Having worked at big multichannel retailers for a very long time, I can tell you that I literally refused to embrace your vision for multichannel marketing because it was a "vendor-promoted" vision.

In other words, when a vendor suggests a vision (maybe even based on actual, valid customer feedback), then tries to sell you something as a solution, you become skeptical about embracing multichannel marketing.

Further, there are elements of multichannel marketing and integrated communications that literally don't work --- i.e., don't drive customer response. You measure those things when you work as a Database Marketer at a big multichannel retailer --- but those things you learn are proprietary to that company. You don't communicate those things with vendors trying to sell you solutions.

Akin

Hi Kevin,

Thank you for reading, and thank you for the comment! You have a healthy dose of mistrust in vendors. I imagine that this has been justified more often that not unfortunately.

In this case however, I was quoting from books by various authors and not making up any vision. For example, these researchers have measured to confirm that an orchestrated crosschannel marketing campaign typically raises response rates and brand recognition beyond uncoordinated ad campaigns.
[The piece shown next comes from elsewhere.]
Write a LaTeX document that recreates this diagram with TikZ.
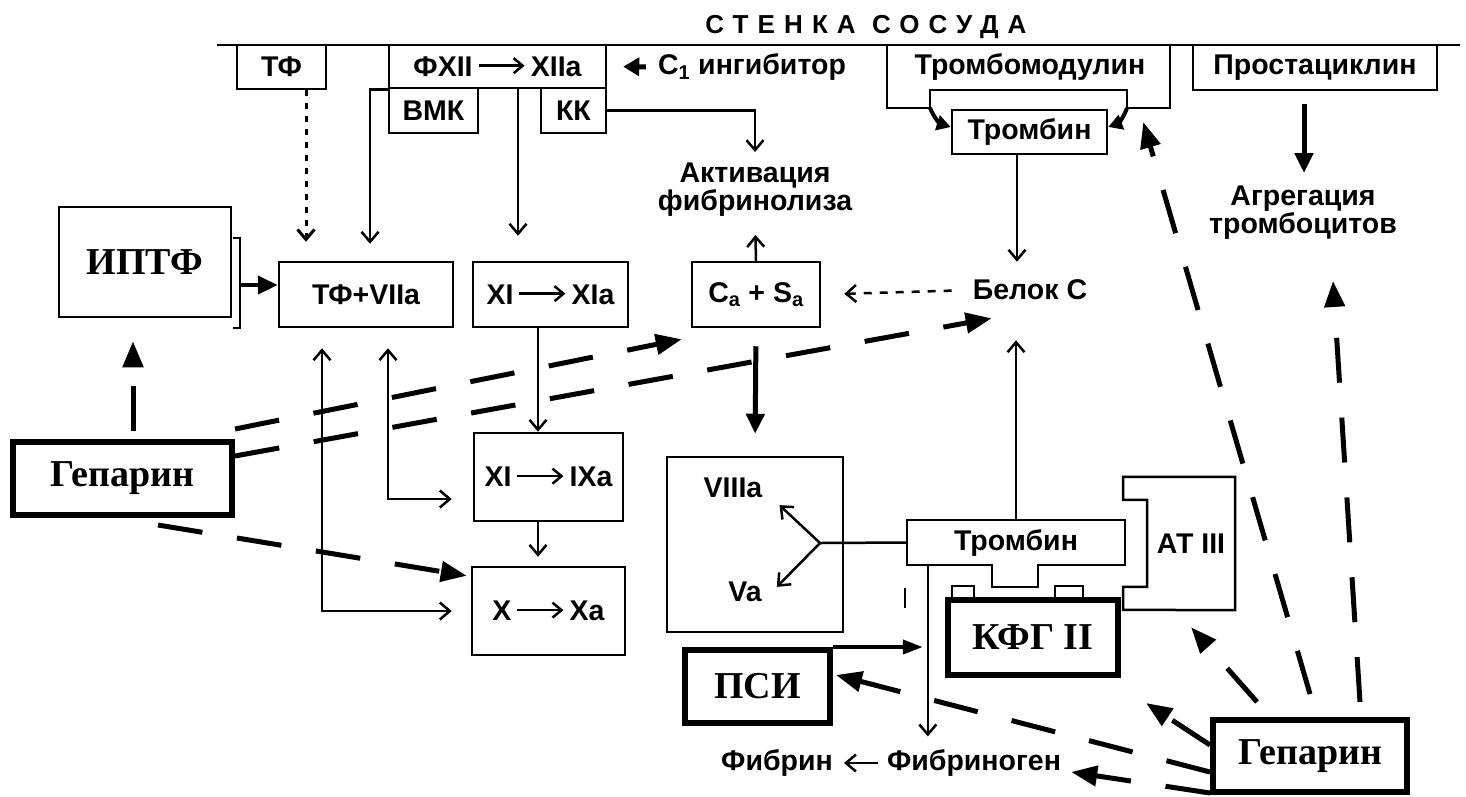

That means potentially more results from your marketing dollars if you can implement multichannel marketing efficiently.

But how would you know that your company is breaking even on multichannel marketing unless you measure it so that you can improve results over time?

Do you happen to have a blog somewhere as it would be of great interest to hear your view of multichannel retailing as much as you are willing to share publicly.
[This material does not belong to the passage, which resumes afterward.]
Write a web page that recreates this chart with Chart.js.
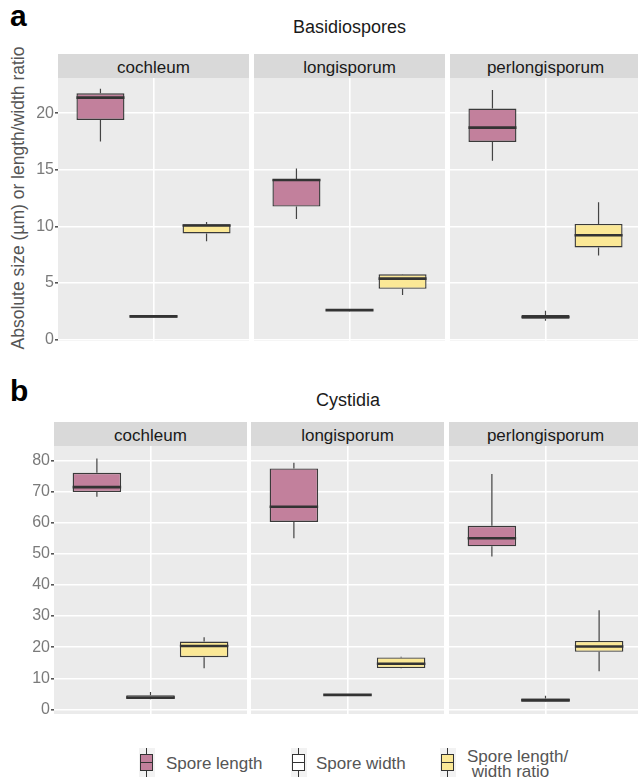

Thank you for reading and keep the comments coming!

Kevin Hillstrom

You'll be happy to know that I am very fond of one vendor in particular ... Unica! You're great folks helped us with Affinium at Nordstrom.

There are about a half-dozen vendors I've worked with in my industry that I fully support. On average, their people and products sell themselves. I get frustrated with all the advice about how a brand 'has to do these six things', etc.

At a conference last week, a presenter (from a reputable vendor) told an audience of humble small business owners that if they didn't make changes to their shopping cart experience, it would be "death".

By the way, he sold a product that helped businesses make enhancements to their shopping cart experiences.

Akin

Thank you for the kudos Kevin! My colleagues and I are much obliged. As a vendor one is always one step away from making a biased pitch. It just amounts to bad marketing when that happens. Makes me appreciate the great intellectual effort that marketers like yourself invest when you are promoting convenience/value rather than: "Me, me, me".